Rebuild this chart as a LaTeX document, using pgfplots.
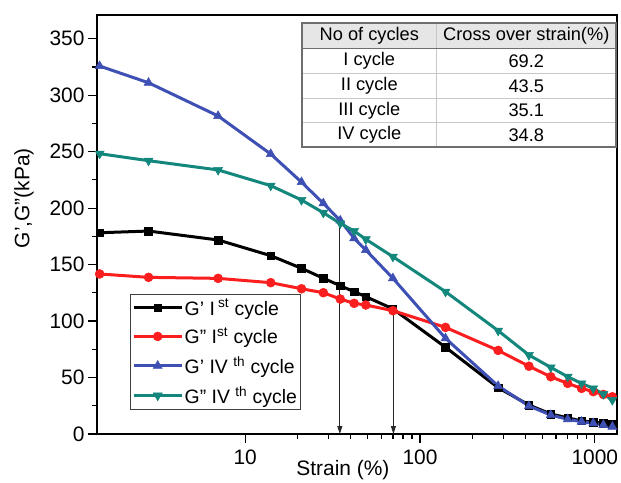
\documentclass[border=0pt]{standalone}
\usepackage{fontspec}
\setmainfont{Liberation Sans}
\usepackage{pgfplots}
\pgfplotsset{compat=1.18}
\usetikzlibrary{arrows.meta}
\definecolor{cRed}{RGB}{250,30,30}
\definecolor{cBlue}{RGB}{62,80,180}
\definecolor{cTeal}{RGB}{20,135,125}
\definecolor{tabLine}{RGB}{200,200,200}
\definecolor{tabBorder}{RGB}{110,110,110}
\definecolor{tabHead}{RGB}{230,230,230}
\newcommand\sq{\symbol{39}}
\newcommand\dq{\symbol{34}}
\begin{document}
\begin{tikzpicture}
\path[use as bounding box] (-97bp,-49bp) rectangle (524bp,434bp);
\begin{axis}[
  at={(0,0)}, anchor=south west,
  width=520bp, height=419bp, scale only axis,
  xmode=log, xmin=1.42, xmax=1340, ymin=0, ymax=371,
  xtick={10,100,1000}, xticklabels={10,100,1000},
  ytick={0,50,100,150,200,250,300,350},
  yticklabels={0,50,100,150,200,250,300,350},
  minor ytick={25,75,125,175,225,275,325},
  xtick pos=bottom, ytick pos=left,
  tick align=outside,
  major tick length=9bp, minor tick length=5bp,
  every tick/.style={black, line width=1.2bp},
  axis line style={line width=1.5bp},
  tick label style={font=\fontsize{21}{24}\selectfont},
  xticklabel style={yshift=-3bp},
  label style={font=\fontsize{21}{24}\selectfont},
  xlabel={Strain (\%)},
  ylabel={G\sq,G\dq(kPa)},
  xlabel style={at={(axis description cs:0.473,0)}, anchor=base, yshift=-41bp, inner sep=0pt},
  ylabel style={at={(axis description cs:-0.1404,0.563)}, anchor=center, inner sep=0pt},
  legend style={at={(axis description cs:0.0635,0.334)}, anchor=north west,
    font=\fontsize{19.5}{22}\selectfont, draw=black!75,
    inner xsep=2bp, inner ysep=4bp, row sep=10bp,
    nodes={inner xsep=1.5bp, inner ysep=0.5bp}},
  legend cell align=left,
  legend image code/.code={\draw[mark repeat=2,mark phase=2,#1,line width=3bp] plot coordinates {(0bp,0bp) (24bp,0bp) (48bp,0bp)};},
]
\addplot[black, line width=3bp, mark=square*, mark size=3.8bp, mark options={line width=0.5bp}] coordinates {
(1.47,178.2) (2.8,179.7) (7,171.8) (14,157.9) (21,146.7) (28,137.9) (35,131.3) (42,126) (49,121.6) (70,110.8) (140,76.8) (280,41) (420,25.7) (560,17.7) (700,14.3) (840,11.6) (980,10.5) (1120,9.5) (1260,8.5)};
\addlegendentry{G\sq\ I\,\textsuperscript{st} cycle}
\addplot[cRed, line width=3bp, mark=*, mark size=4.5bp, mark options={line width=0.5bp}] coordinates {
(1.47,141.7) (2.8,138.7) (7,137.8) (14,134) (21,128.6) (28,125.1) (35,119.5) (42,115.7) (49,114.2) (70,109.2) (140,94.4) (280,74) (420,60) (560,50.7) (700,44.8) (840,40.4) (980,37.5) (1120,35) (1260,33)};
\addlegendentry{G\dq\ I\textsuperscript{st} cycle}
\addplot[cBlue, line width=3bp, mark=triangle*, mark size=5.2bp, mark options={line width=0.5bp}] coordinates {
(1.47,325.8) (2.8,311) (7,281.6) (14,247.9) (21,223) (28,204.2) (35,189) (42,173.3) (49,162.9) (70,137.9) (140,84.7) (280,42.5) (420,24.8) (560,16.8) (700,13) (840,10.9) (980,9.5) (1120,8) (1260,6.5)};
\addlegendentry{G\sq\ IV \textsuperscript{th} cycle}
\addplot[cTeal, line width=3bp, mark=triangle*, mark size=5.2bp, mark options={rotate=180, line width=0.5bp}] coordinates {
(1.47,248.2) (2.8,242) (7,233.8) (14,219.9) (21,207.2) (28,195.9) (35,186.5) (42,179.7) (49,172.4) (70,157) (140,126) (280,91.5) (420,69.9) (560,59) (700,50.7) (840,44.8) (980,40.4) (1120,35.4) (1260,30.1)};
\addlegendentry{G\dq\ IV \textsuperscript{th} cycle}
\draw[-{Triangle[length=8bp,width=5bp]}, line width=0.9bp, black!85] (axis cs:34.8,190) -- (axis cs:34.8,0);
\draw[-{Triangle[length=8bp,width=5bp]}, line width=0.9bp, black!85] (axis cs:70.5,110) -- (axis cs:70.5,0);
\end{axis}
% table (annotation), coordinates in bp relative to the axis box
\fill[tabHead] (205bp,385.7bp) rectangle (519bp,411bp);
\draw[tabLine, line width=1bp] (205bp,360.7bp) -- (519bp,360.7bp)
  (205bp,335.7bp) -- (519bp,335.7bp) (205bp,311.3bp) -- (519bp,311.3bp)
  (339.7bp,287bp) -- (339.7bp,411bp);
\draw[tabBorder, line width=1.3bp] (205bp,385.7bp) -- (519bp,385.7bp);
\draw[tabBorder, line width=1.5bp] (205bp,287bp) rectangle (519bp,411bp);
\begin{scope}[every node/.style={font=\fontsize{18.3}{20}\selectfont, inner sep=0pt, anchor=center}]
\node at (272.3bp,398.3bp) {No of cycles};
\node at (429.3bp,398.3bp) {Cross over strain(\%)};
\node at (272.3bp,373.2bp) {I cycle};
\node at (429.3bp,373.2bp) {69.2};
\node at (272.3bp,348.2bp) {II cycle};
\node at (429.3bp,348.2bp) {43.5};
\node at (272.3bp,323.5bp) {III cycle};
\node at (429.3bp,323.5bp) {35.1};
\node at (272.3bp,299.2bp) {IV cycle};
\node at (429.3bp,299.2bp) {34.8};
\end{scope}
\end{tikzpicture}
\end{document}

▶ _Exercise description_
Repeat the lines above exactly, and keep every picture out.

▶ _Response to the task_
Rebuild this chart as a LaTeX document, using pgfplots.
\documentclass[border=0pt]{standalone}
\usepackage{fontspec}
\setmainfont{Liberation Sans}
\usepackage{pgfplots}
\pgfplotsset{compat=1.18}
\usetikzlibrary{arrows.meta}
\definecolor{cRed}{RGB}{250,30,30}
\definecolor{cBlue}{RGB}{62,80,180}
\definecolor{cTeal}{RGB}{20,135,125}
\definecolor{tabLine}{RGB}{200,200,200}
\definecolor{tabBorder}{RGB}{110,110,110}
\definecolor{tabHead}{RGB}{230,230,230}
\newcommand\sq{\symbol{39}}
\newcommand\dq{\symbol{34}}
\begin{document}
\begin{tikzpicture}
\path[use as bounding box] (-97bp,-49bp) rectangle (524bp,434bp);
\begin{axis}[
  at={(0,0)}, anchor=south west,
  width=520bp, height=419bp, scale only axis,
  xmode=log, xmin=1.42, xmax=1340, ymin=0, ymax=371,
  xtick={10,100,1000}, xticklabels={10,100,1000},
  ytick={0,50,100,150,200,250,300,350},
  yticklabels={0,50,100,150,200,250,300,350},
  minor ytick={25,75,125,175,225,275,325},
  xtick pos=bottom, ytick pos=left,
  tick align=outside,
  major tick length=9bp, minor tick length=5bp,
  every tick/.style={black, line width=1.2bp},
  axis line style={line width=1.5bp},
  tick label style={font=\fontsize{21}{24}\selectfont},
  xticklabel style={yshift=-3bp},
  label style={font=\fontsize{21}{24}\selectfont},
  xlabel={Strain (\%)},
  ylabel={G\sq,G\dq(kPa)},
  xlabel style={at={(axis description cs:0.473,0)}, anchor=base, yshift=-41bp, inner sep=0pt},
  ylabel style={at={(axis description cs:-0.1404,0.563)}, anchor=center, inner sep=0pt},
  legend style={at={(axis description cs:0.0635,0.334)}, anchor=north west,
    font=\fontsize{19.5}{22}\selectfont, draw=black!75,
    inner xsep=2bp, inner ysep=4bp, row sep=10bp,
    nodes={inner xsep=1.5bp, inner ysep=0.5bp}},
  legend cell align=left,
  legend image code/.code={\draw[mark repeat=2,mark phase=2,#1,line width=3bp] plot coordinates {(0bp,0bp) (24bp,0bp) (48bp,0bp)};},
]
\addplot[black, line width=3bp, mark=square*, mark size=3.8bp, mark options={line width=0.5bp}] coordinates {
(1.47,178.2) (2.8,179.7) (7,171.8) (14,157.9) (21,146.7) (28,137.9) (35,131.3) (42,126) (49,121.6) (70,110.8) (140,76.8) (280,41) (420,25.7) (560,17.7) (700,14.3) (840,11.6) (980,10.5) (1120,9.5) (1260,8.5)};
\addlegendentry{G\sq\ I\,\textsuperscript{st} cycle}
\addplot[cRed, line width=3bp, mark=*, mark size=4.5bp, mark options={line width=0.5bp}] coordinates {
(1.47,141.7) (2.8,138.7) (7,137.8) (14,134) (21,128.6) (28,125.1) (35,119.5) (42,115.7) (49,114.2) (70,109.2) (140,94.4) (280,74) (420,60) (560,50.7) (700,44.8) (840,40.4) (980,37.5) (1120,35) (1260,33)};
\addlegendentry{G\dq\ I\textsuperscript{st} cycle}
\addplot[cBlue, line width=3bp, mark=triangle*, mark size=5.2bp, mark options={line width=0.5bp}] coordinates {
(1.47,325.8) (2.8,311) (7,281.6) (14,247.9) (21,223) (28,204.2) (35,189) (42,173.3) (49,162.9) (70,137.9) (140,84.7) (280,42.5) (420,24.8) (560,16.8) (700,13) (840,10.9) (980,9.5) (1120,8) (1260,6.5)};
\addlegendentry{G\sq\ IV \textsuperscript{th} cycle}
\addplot[cTeal, line width=3bp, mark=triangle*, mark size=5.2bp, mark options={rotate=180, line width=0.5bp}] coordinates {
(1.47,248.2) (2.8,242) (7,233.8) (14,219.9) (21,207.2) (28,195.9) (35,186.5) (42,179.7) (49,172.4) (70,157) (140,126) (280,91.5) (420,69.9) (560,59) (700,50.7) (840,44.8) (980,40.4) (1120,35.4) (1260,30.1)};
\addlegendentry{G\dq\ IV \textsuperscript{th} cycle}
\draw[-{Triangle[length=8bp,width=5bp]}, line width=0.9bp, black!85] (axis cs:34.8,190) -- (axis cs:34.8,0);
\draw[-{Triangle[length=8bp,width=5bp]}, line width=0.9bp, black!85] (axis cs:70.5,110) -- (axis cs:70.5,0);
\end{axis}
% table (annotation), coordinates in bp relative to the axis box
\fill[tabHead] (205bp,385.7bp) rectangle (519bp,411bp);
\draw[tabLine, line width=1bp] (205bp,360.7bp) -- (519bp,360.7bp)
  (205bp,335.7bp) -- (519bp,335.7bp) (205bp,311.3bp) -- (519bp,311.3bp)
  (339.7bp,287bp) -- (339.7bp,411bp);
\draw[tabBorder, line width=1.3bp] (205bp,385.7bp) -- (519bp,385.7bp);
\draw[tabBorder, line width=1.5bp] (205bp,287bp) rectangle (519bp,411bp);
\begin{scope}[every node/.style={font=\fontsize{18.3}{20}\selectfont, inner sep=0pt, anchor=center}]
\node at (272.3bp,398.3bp) {No of cycles};
\node at (429.3bp,398.3bp) {Cross over strain(\%)};
\node at (272.3bp,373.2bp) {I cycle};
\node at (429.3bp,373.2bp) {69.2};
\node at (272.3bp,348.2bp) {II cycle};
\node at (429.3bp,348.2bp) {43.5};
\node at (272.3bp,323.5bp) {III cycle};
\node at (429.3bp,323.5bp) {35.1};
\node at (272.3bp,299.2bp) {IV cycle};
\node at (429.3bp,299.2bp) {34.8};
\end{scope}
\end{tikzpicture}
\end{document}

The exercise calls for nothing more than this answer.